On Thu, Jul 18 2019 at 10:55 -0600, Ulf Hansson wrote:
On Thu, 18 Jul 2019 at 15:31, Lorenzo Pieralisi
<lorenzo.pieralisi@xxxxxxx> wrote:
On Thu, Jul 18, 2019 at 12:35:07PM +0200, Ulf Hansson wrote:
> On Tue, 16 Jul 2019 at 17:53, Lorenzo Pieralisi
> <lorenzo.pieralisi@xxxxxxx> wrote:
> >
> > On Mon, May 13, 2019 at 09:22:56PM +0200, Ulf Hansson wrote:
> > > When the hierarchical CPU topology layout is used in DT, let's allow the
> > > CPU to be power managed through its PM domain, via deploying runtime PM
> > > support.
> > >
> > > To know for which idle states runtime PM reference counting is needed,
> > > let's store the index of deepest idle state for the CPU, in a per CPU
> > > variable. This allows psci_cpu_suspend_enter() to compare this index with
> > > the requested idle state index and then act accordingly.
> >
> > I do not see why a system with two CPU CPUidle states, say CPU retention
> > and CPU shutdown, should not be calling runtime PM on CPU retention
> > entry.
>
> If the CPU idle governor did select the CPU retention for the CPU, it
> was probably because the target residency for the CPU shutdown state
> could not be met.
The kernel does not know what those cpu states represent, so, this is an
assumption you are making and it must be made clear that this code works
as long as your assumption is valid.
If eg a "cluster" retention state has lower target_residency than
the deepest CPU idle state this assumption is wrong.
Good point, you are right.

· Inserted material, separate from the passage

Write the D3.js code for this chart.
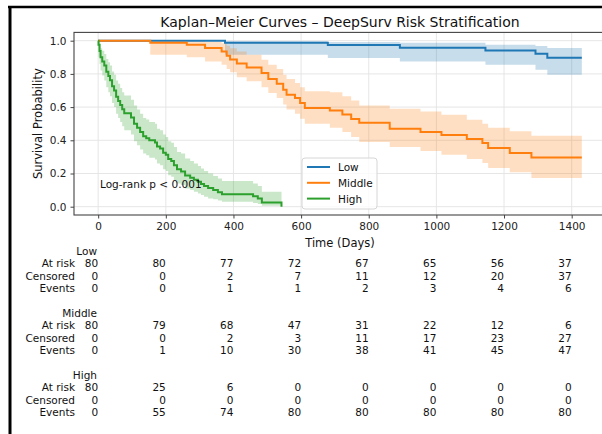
<!DOCTYPE html>
<html><head><meta charset="utf-8">
<script src="https://cdn.jsdelivr.net/npm/d3@7"></script>
<style>body{margin:0;background:#fff;} svg{display:block;font-family:"DejaVu Sans",sans-serif;}</style>
</head><body><div id="chart"></div>
<script>
// ---------------- data ----------------
const groups = ["Low", "Middle", "High"];
const colors = ["#1f77b4", "#ff7f0e", "#2ca02c"];
const xTicks = [0, 200, 400, 600, 800, 1000, 1200, 1400];
const yTicks = [0, 0.2, 0.4, 0.6, 0.8, 1.0];

const lowTime = [0, 375, 679, 892, 1145, 1293, 1328, 1430];
const lowSurv = [1, 0.987, 0.974, 0.958, 0.941, 0.921, 0.898, 0.898];
const lowLo   = [1, 0.916, 0.896, 0.875, 0.855, 0.825, 0.795, 0.795];
const lowHi   = [1, 0.997, 0.992, 0.987, 0.976, 0.968, 0.956, 0.956];

const midTime = [0, 154, 262, 316, 365, 380, 390, 410, 439, 483, 503, 528, 547, 557, 582, 597, 611, 685, 722, 748, 772, 862, 953, 1015, 1090, 1136, 1153, 1217, 1281, 1430];
const midSurv = [1, 0.988, 0.975, 0.956, 0.935, 0.91, 0.886, 0.862, 0.838, 0.805, 0.77, 0.74, 0.705, 0.675, 0.655, 0.625, 0.595, 0.58, 0.555, 0.528, 0.505, 0.47, 0.45, 0.432, 0.408, 0.384, 0.354, 0.323, 0.297, 0.297];
const midLo   = [1, 0.915, 0.90, 0.875, 0.855, 0.83, 0.81, 0.78, 0.755, 0.72, 0.685, 0.655, 0.615, 0.585, 0.56, 0.53, 0.50, 0.475, 0.45, 0.42, 0.39, 0.36, 0.335, 0.313, 0.287, 0.263, 0.233, 0.207, 0.173, 0.173];
const midHi   = [1, 0.998, 0.996, 0.992, 0.985, 0.97, 0.955, 0.935, 0.915, 0.885, 0.855, 0.83, 0.795, 0.77, 0.745, 0.72, 0.695, 0.69, 0.665, 0.64, 0.61, 0.59, 0.574, 0.554, 0.524, 0.50, 0.475, 0.454, 0.428, 0.428];

const highTime = [0, 1, 4, 7, 12, 18, 24, 30, 35, 41, 47, 53, 59, 65, 71, 77, 97, 106, 115, 124, 133, 142, 151, 168, 174, 183, 192, 200, 207, 216, 224, 233, 245, 257, 272, 283, 295, 304, 313, 325, 340, 354, 366, 458, 472, 484, 542];
const highSurv = [1, 0.975, 0.9375, 0.9, 0.875, 0.85, 0.8125, 0.7875, 0.7625, 0.725, 0.7, 0.6625, 0.6375, 0.6125, 0.5875, 0.5625, 0.5375, 0.5, 0.475, 0.45, 0.425, 0.4125, 0.4, 0.3875, 0.3625, 0.35, 0.325, 0.3125, 0.2875, 0.275, 0.25, 0.225, 0.2125, 0.1875, 0.175, 0.1625, 0.15, 0.1375, 0.125, 0.1125, 0.1, 0.0875, 0.075, 0.0625, 0.05, 0.025, 0];
const highLo   = [1, 0.90, 0.86, 0.82, 0.79, 0.76, 0.72, 0.69, 0.665, 0.625, 0.60, 0.56, 0.535, 0.51, 0.485, 0.46, 0.435, 0.395, 0.37, 0.345, 0.32, 0.31, 0.295, 0.285, 0.26, 0.25, 0.225, 0.215, 0.19, 0.18, 0.16, 0.14, 0.13, 0.11, 0.10, 0.09, 0.08, 0.07, 0.06, 0.05, 0.045, 0.037, 0.03, 0.022, 0.016, 0.005, 0];
const highHi   = [1, 0.995, 0.98, 0.955, 0.94, 0.92, 0.89, 0.87, 0.85, 0.815, 0.795, 0.76, 0.74, 0.715, 0.69, 0.67, 0.645, 0.61, 0.585, 0.56, 0.535, 0.525, 0.51, 0.5, 0.47, 0.46, 0.435, 0.42, 0.395, 0.385, 0.36, 0.33, 0.32, 0.29, 0.275, 0.26, 0.245, 0.23, 0.215, 0.2, 0.185, 0.17, 0.155, 0.14, 0.125, 0.09, 0];

const tableRows = ["At risk", "Censored", "Events"];
const lowAtRisk = [80, 80, 77, 72, 67, 65, 56, 37];
const lowCensored = [0, 0, 2, 7, 11, 12, 20, 37];
const lowEvents = [0, 0, 1, 1, 2, 3, 4, 6];
const midAtRisk = [80, 79, 68, 47, 31, 22, 12, 6];
const midCensored = [0, 0, 2, 3, 11, 17, 23, 27];
const midEvents = [0, 1, 10, 30, 38, 41, 45, 47];
const highAtRisk = [80, 25, 6, 0, 0, 0, 0, 0];
const highCensored = [0, 0, 0, 0, 0, 0, 0, 0];
const highEvents = [0, 55, 74, 80, 80, 80, 80, 80];

const titleText = "Kaplan–Meier Curves – DeepSurv Risk Stratification";
const pText = "Log-rank p < 0.001";

// ---------------- build ----------------
const W = 602, H = 434;
const svg = d3.select("#chart").append("svg").attr("width", W).attr("height", H);

// figure frame
svg.append("line").attr("x1", 8).attr("x2", W).attr("y1", 7).attr("y2", 7).attr("stroke", "#000").attr("stroke-width", 2.5);
svg.append("line").attr("x1", 10).attr("x2", 10).attr("y1", 6).attr("y2", H).attr("stroke", "#000").attr("stroke-width", 3);

const L = 74, R = 606, T = 32.4, B = 215;
const x = d3.scaleLinear().domain([-71.5, 1501.5]).range([L, R]);
const y = d3.scaleLinear().domain([-0.05, 1.05]).range([B, T]);

const clip = svg.append("defs").append("clipPath").attr("id", "clip").append("rect")
  .attr("x", L).attr("y", T).attr("width", R - L).attr("height", B - T);

// grid
const grid = svg.append("g");
grid.selectAll(".gx").data(xTicks).join("line")
  .attr("x1", d => x(d)).attr("x2", d => x(d)).attr("y1", T).attr("y2", B)
  .attr("stroke", "#e3e3e3").attr("stroke-width", 0.9);
grid.selectAll(".gy").data(yTicks).join("line")
  .attr("x1", L).attr("x2", R).attr("y1", d => y(d)).attr("y2", d => y(d))
  .attr("stroke", "#e3e3e3").attr("stroke-width", 0.9);

const series = [
  {t: lowTime, s: lowSurv, lo: lowLo, hi: lowHi},
  {t: midTime, s: midSurv, lo: midLo, hi: midHi},
  {t: highTime, s: highSurv, lo: highLo, hi: highHi}
];

const plot = svg.append("g").attr("clip-path", "url(#clip)");
series.forEach((sr, i) => {
  const pts = sr.t.map((t, k) => ({t, s: sr.s[k], lo: sr.lo[k], hi: sr.hi[k]}));
  const area = d3.area().curve(d3.curveStepAfter).x(d => x(d.t)).y0(d => y(d.lo)).y1(d => y(d.hi));
  plot.append("path").datum(pts).attr("d", area).attr("fill", colors[i]).attr("fill-opacity", 0.25);
});
series.forEach((sr, i) => {
  const pts = sr.t.map((t, k) => ({t, s: sr.s[k]}));
  const line = d3.line().curve(d3.curveStepAfter).x(d => x(d.t)).y(d => y(d.s));
  plot.append("path").datum(pts).attr("d", line).attr("fill", "none")
    .attr("stroke", colors[i]).attr("stroke-width", 2);
});

// axes
const fs = 10.5;
const xAxis = svg.append("g").attr("transform", `translate(0,${B})`)
  .call(d3.axisBottom(x).tickValues(xTicks).tickSize(3.5).tickPadding(4).tickFormat(d3.format("d")));
const yAxis = svg.append("g").attr("transform", `translate(${L},0)`)
  .call(d3.axisLeft(y).tickValues(yTicks).tickSize(3.5).tickPadding(4).tickFormat(d3.format(".1f")));
[xAxis, yAxis].forEach(a => {
  a.select(".domain").remove();
  a.selectAll("text").attr("font-size", fs).attr("fill", "#222").attr("font-family", "DejaVu Sans");
  a.selectAll("line").attr("stroke", "#444");
});
// spines
svg.append("rect").attr("x", L).attr("y", T).attr("width", R - L).attr("height", B - T)
  .attr("fill", "none").attr("stroke", "#444").attr("stroke-width", 1.1);

// title and labels
svg.append("text").attr("x", (L + R) / 2).attr("y", 27).attr("text-anchor", "middle")
  .attr("font-size", 14).attr("fill", "#111").text(titleText);
svg.append("text").attr("transform", `translate(42,${(T + B) / 2}) rotate(-90)`)
  .attr("text-anchor", "middle").attr("font-size", 11.5).attr("fill", "#111").text("Survival Probability");
svg.append("text").attr("x", (L + R) / 2).attr("y", 247).attr("text-anchor", "middle")
  .attr("font-size", 11.5).attr("fill", "#111").text("Time (Days)");

// p-value
svg.append("text").attr("x", 100).attr("y", 188).attr("font-size", fs).attr("fill", "#111").text(pText);

// legend
const lg = svg.append("g").attr("transform", "translate(302,158)");
lg.append("rect").attr("width", 75).attr("height", 51).attr("rx", 3)
  .attr("fill", "#fff").attr("fill-opacity", 0.8).attr("stroke", "#d6d6d6");
groups.forEach((g, i) => {
  const yy = 9 + i * 15.8;
  lg.append("line").attr("x1", 5).attr("x2", 28).attr("y1", yy).attr("y2", yy)
    .attr("stroke", colors[i]).attr("stroke-width", 2);
  lg.append("text").attr("x", 36).attr("y", yy + 4).attr("font-size", fs).attr("fill", "#111").text(g);
});

// at-risk table
const tableData = [
  [lowAtRisk, lowCensored, lowEvents],
  [midAtRisk, midCensored, midEvents],
  [highAtRisk, highCensored, highEvents]
];
const tg = svg.append("g").attr("font-size", fs).attr("fill", "#111");
groups.forEach((g, gi) => {
  const y0 = 255 + gi * 62;
  tg.append("text").attr("x", 97).attr("y", y0).attr("text-anchor", "end").text(g);
  tableRows.forEach((rn, ri) => {
    const yy = y0 + 12.4 * (ri + 1);
    tg.append("text").attr("x", 75).attr("y", yy).attr("text-anchor", "end").text(rn);
    tableData[gi][ri].forEach((v, ci) => {
      tg.append("text").attr("x", x(xTicks[ci])).attr("y", yy).attr("text-anchor", "end").text(v);
    });
  });
});
</script></body></html>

I try to find a place to document this assumption.
And CPUidle and genPD governor decisions are not synced anyway so,
again, this is an assumption, not a certainty.
> In this case, there is no point in allowing any other deeper idle
> states for cluster/package/system, since those have even greater
> residencies, hence calling runtime PM doesn't make sense.
On the systems you are testing on.
So what you are saying typically means, that if all CPUs in the same
cluster have entered the CPU retention state, on some system the
cluster may also put into a cluster retention state (assuming the
target residency is met)?
Do you know of any systems that has these characteristics?
Many QCOM SoCs can do that. But with the hardware improving, the
power-performance benefits skew the results in favor of powering off
the cluster than keeping the CPU and cluster in retention.
Kevin H and I thought of this problem earlier on. But that is a second
level problem to solve and definitely to be thought of after we have the
support for the deepest states in the kernel. We left that out for a
later date. The idea would have been to setup the allowable state(s) in
the DT for CPU and cluster state definitions and have the genpd take
that into consideration when deciding the idle state for the domain.